**Exercise brief**
Extract, word for word, every line from the one containing "The picture is" through the one containing "const autreType = [3, 0];", with both end lines kept.

**Supplied information**
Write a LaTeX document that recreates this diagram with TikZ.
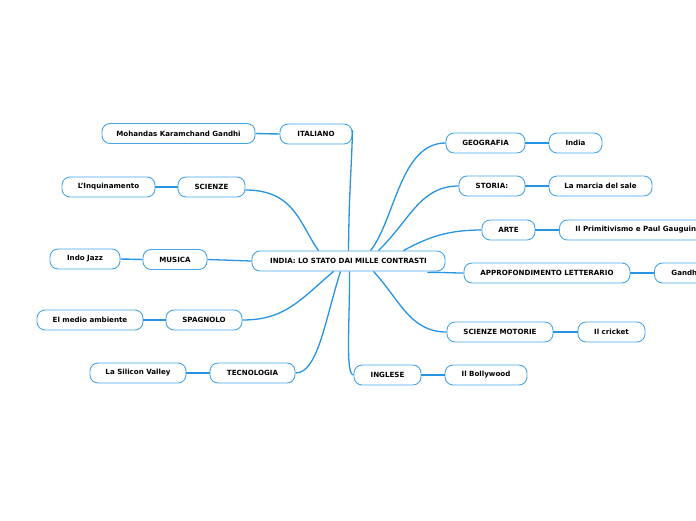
---
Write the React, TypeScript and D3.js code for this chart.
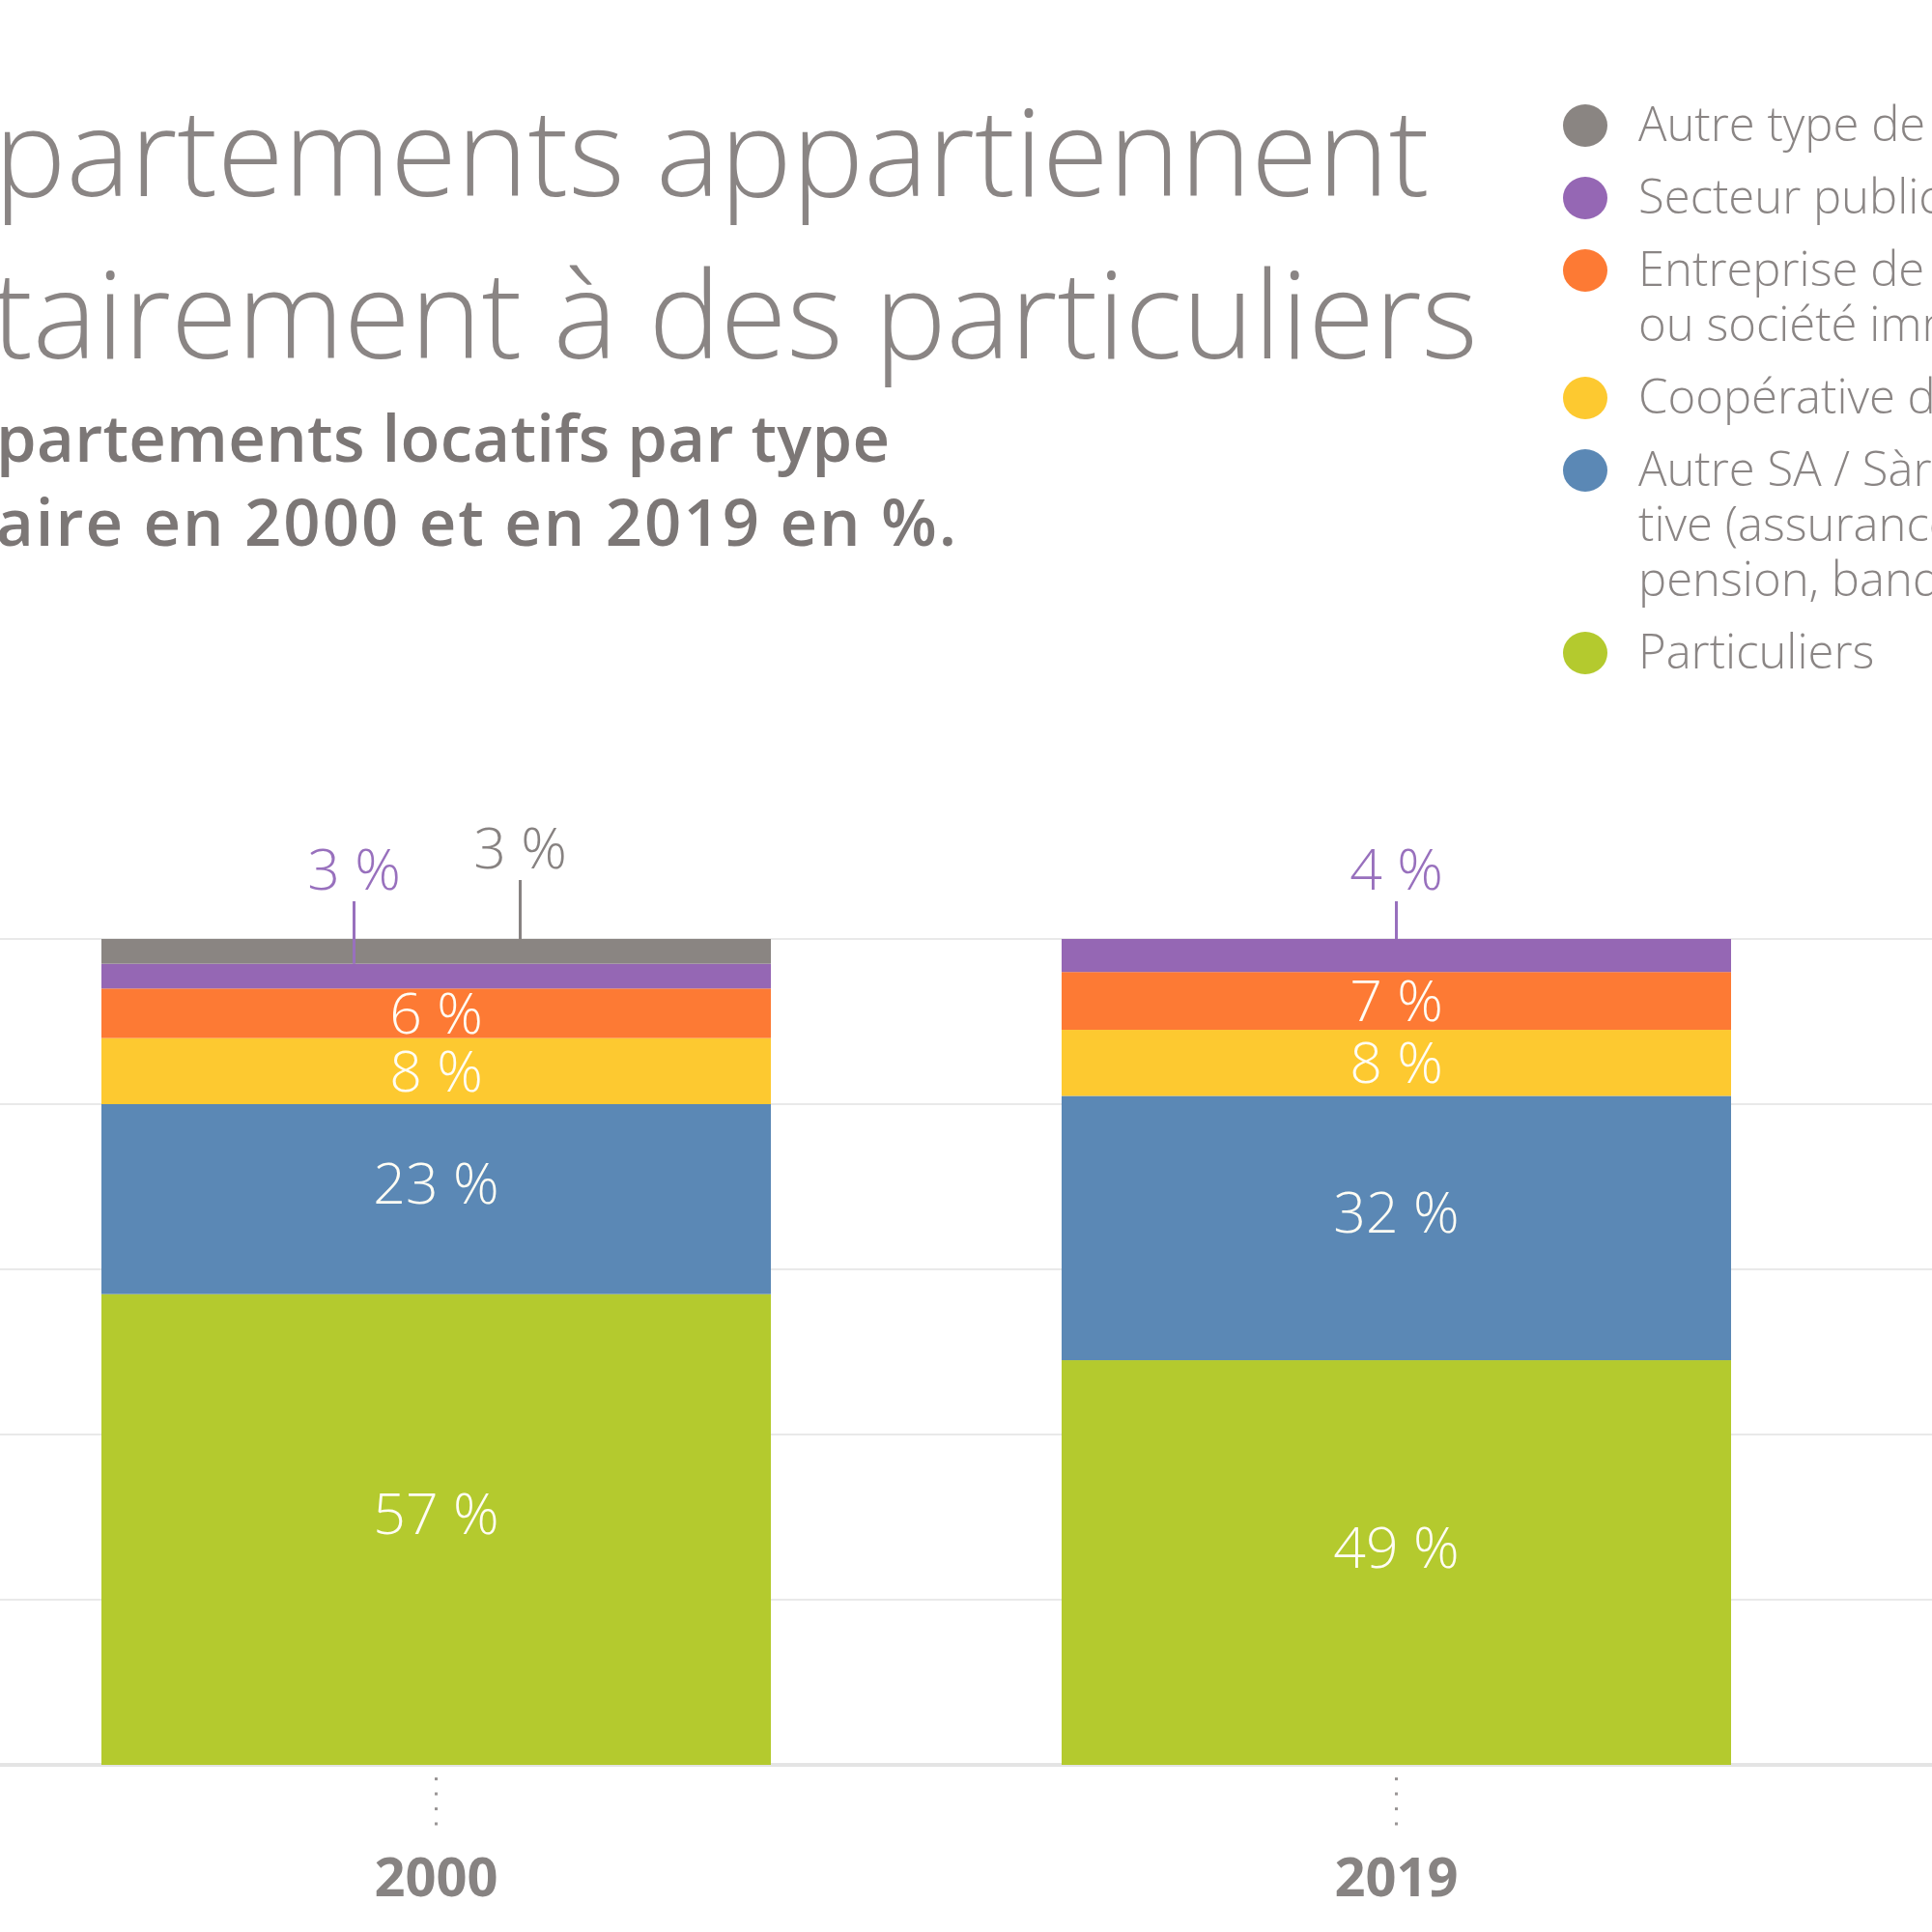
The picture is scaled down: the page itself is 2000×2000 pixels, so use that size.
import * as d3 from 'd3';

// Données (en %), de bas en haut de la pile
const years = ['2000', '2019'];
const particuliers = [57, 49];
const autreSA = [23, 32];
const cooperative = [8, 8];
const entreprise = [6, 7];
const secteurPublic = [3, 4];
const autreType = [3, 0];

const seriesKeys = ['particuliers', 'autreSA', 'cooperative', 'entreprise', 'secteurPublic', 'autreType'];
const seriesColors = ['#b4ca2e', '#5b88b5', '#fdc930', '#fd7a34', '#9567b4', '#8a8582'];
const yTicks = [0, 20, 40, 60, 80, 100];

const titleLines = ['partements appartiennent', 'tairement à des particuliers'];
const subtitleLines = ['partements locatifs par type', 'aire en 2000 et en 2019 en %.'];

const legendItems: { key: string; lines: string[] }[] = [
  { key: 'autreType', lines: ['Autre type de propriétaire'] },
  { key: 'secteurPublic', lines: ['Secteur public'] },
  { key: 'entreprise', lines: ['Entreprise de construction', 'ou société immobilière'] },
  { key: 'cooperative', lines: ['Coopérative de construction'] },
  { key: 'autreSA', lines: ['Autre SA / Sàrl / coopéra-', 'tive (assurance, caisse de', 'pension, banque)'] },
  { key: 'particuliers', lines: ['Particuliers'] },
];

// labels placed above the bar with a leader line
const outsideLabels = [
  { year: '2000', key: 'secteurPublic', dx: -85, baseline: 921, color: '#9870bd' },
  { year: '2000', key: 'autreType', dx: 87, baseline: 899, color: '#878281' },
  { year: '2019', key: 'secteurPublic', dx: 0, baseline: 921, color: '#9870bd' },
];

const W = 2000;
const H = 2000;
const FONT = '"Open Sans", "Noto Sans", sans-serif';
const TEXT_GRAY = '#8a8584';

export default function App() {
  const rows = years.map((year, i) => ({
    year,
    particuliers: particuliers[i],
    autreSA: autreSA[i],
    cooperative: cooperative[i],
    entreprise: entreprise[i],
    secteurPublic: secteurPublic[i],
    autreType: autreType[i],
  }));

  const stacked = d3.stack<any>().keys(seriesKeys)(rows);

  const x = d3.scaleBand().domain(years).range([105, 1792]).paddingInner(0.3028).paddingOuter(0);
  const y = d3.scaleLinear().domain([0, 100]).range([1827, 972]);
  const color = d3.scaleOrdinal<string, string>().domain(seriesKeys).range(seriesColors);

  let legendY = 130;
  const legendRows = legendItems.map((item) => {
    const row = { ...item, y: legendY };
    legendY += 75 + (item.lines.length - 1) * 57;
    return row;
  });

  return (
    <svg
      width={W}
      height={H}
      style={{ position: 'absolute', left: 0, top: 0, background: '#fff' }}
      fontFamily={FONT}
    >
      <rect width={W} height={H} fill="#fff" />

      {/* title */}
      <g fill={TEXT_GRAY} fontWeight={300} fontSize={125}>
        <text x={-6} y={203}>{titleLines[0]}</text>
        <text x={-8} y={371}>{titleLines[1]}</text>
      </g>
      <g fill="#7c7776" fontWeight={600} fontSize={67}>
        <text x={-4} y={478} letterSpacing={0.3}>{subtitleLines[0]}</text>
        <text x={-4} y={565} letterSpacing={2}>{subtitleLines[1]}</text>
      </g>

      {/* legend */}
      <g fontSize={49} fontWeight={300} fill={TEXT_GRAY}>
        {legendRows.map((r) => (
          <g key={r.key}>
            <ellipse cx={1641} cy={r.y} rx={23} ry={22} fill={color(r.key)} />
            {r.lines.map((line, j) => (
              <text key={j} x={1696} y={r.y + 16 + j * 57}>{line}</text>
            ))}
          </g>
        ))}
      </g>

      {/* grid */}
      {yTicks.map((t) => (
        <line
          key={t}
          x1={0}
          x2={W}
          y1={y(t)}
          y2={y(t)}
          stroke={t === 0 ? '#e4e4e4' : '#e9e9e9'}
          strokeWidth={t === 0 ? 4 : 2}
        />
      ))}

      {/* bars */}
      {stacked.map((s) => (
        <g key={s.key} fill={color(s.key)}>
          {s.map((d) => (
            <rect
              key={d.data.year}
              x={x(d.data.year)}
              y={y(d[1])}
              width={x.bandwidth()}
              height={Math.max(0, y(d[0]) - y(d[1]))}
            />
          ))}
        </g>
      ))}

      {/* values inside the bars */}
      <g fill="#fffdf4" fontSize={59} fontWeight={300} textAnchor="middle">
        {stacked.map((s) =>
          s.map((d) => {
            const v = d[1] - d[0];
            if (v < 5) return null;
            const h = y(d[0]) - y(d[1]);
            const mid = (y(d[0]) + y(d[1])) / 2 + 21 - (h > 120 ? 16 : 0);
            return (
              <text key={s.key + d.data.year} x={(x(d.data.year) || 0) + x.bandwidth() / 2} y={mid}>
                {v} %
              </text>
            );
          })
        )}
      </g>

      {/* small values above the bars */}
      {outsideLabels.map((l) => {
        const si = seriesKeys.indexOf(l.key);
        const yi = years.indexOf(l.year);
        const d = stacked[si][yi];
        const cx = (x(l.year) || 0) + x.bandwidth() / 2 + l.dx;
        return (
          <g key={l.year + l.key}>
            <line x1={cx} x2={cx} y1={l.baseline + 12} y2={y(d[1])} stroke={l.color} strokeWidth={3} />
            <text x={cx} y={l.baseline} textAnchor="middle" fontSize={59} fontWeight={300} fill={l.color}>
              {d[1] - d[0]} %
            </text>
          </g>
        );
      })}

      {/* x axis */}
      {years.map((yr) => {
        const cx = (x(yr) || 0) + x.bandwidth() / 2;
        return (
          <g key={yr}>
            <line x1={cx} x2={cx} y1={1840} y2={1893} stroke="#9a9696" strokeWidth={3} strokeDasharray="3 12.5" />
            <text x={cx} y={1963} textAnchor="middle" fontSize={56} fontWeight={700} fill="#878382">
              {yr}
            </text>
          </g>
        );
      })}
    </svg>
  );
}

**Result for this task**
The picture is scaled down: the page itself is 2000×2000 pixels, so use that size.
import * as d3 from 'd3';

// Données (en %), de bas en haut de la pile
const years = ['2000', '2019'];
const particuliers = [57, 49];
const autreSA = [23, 32];
const cooperative = [8, 8];
const entreprise = [6, 7];
const secteurPublic = [3, 4];
const autreType = [3, 0];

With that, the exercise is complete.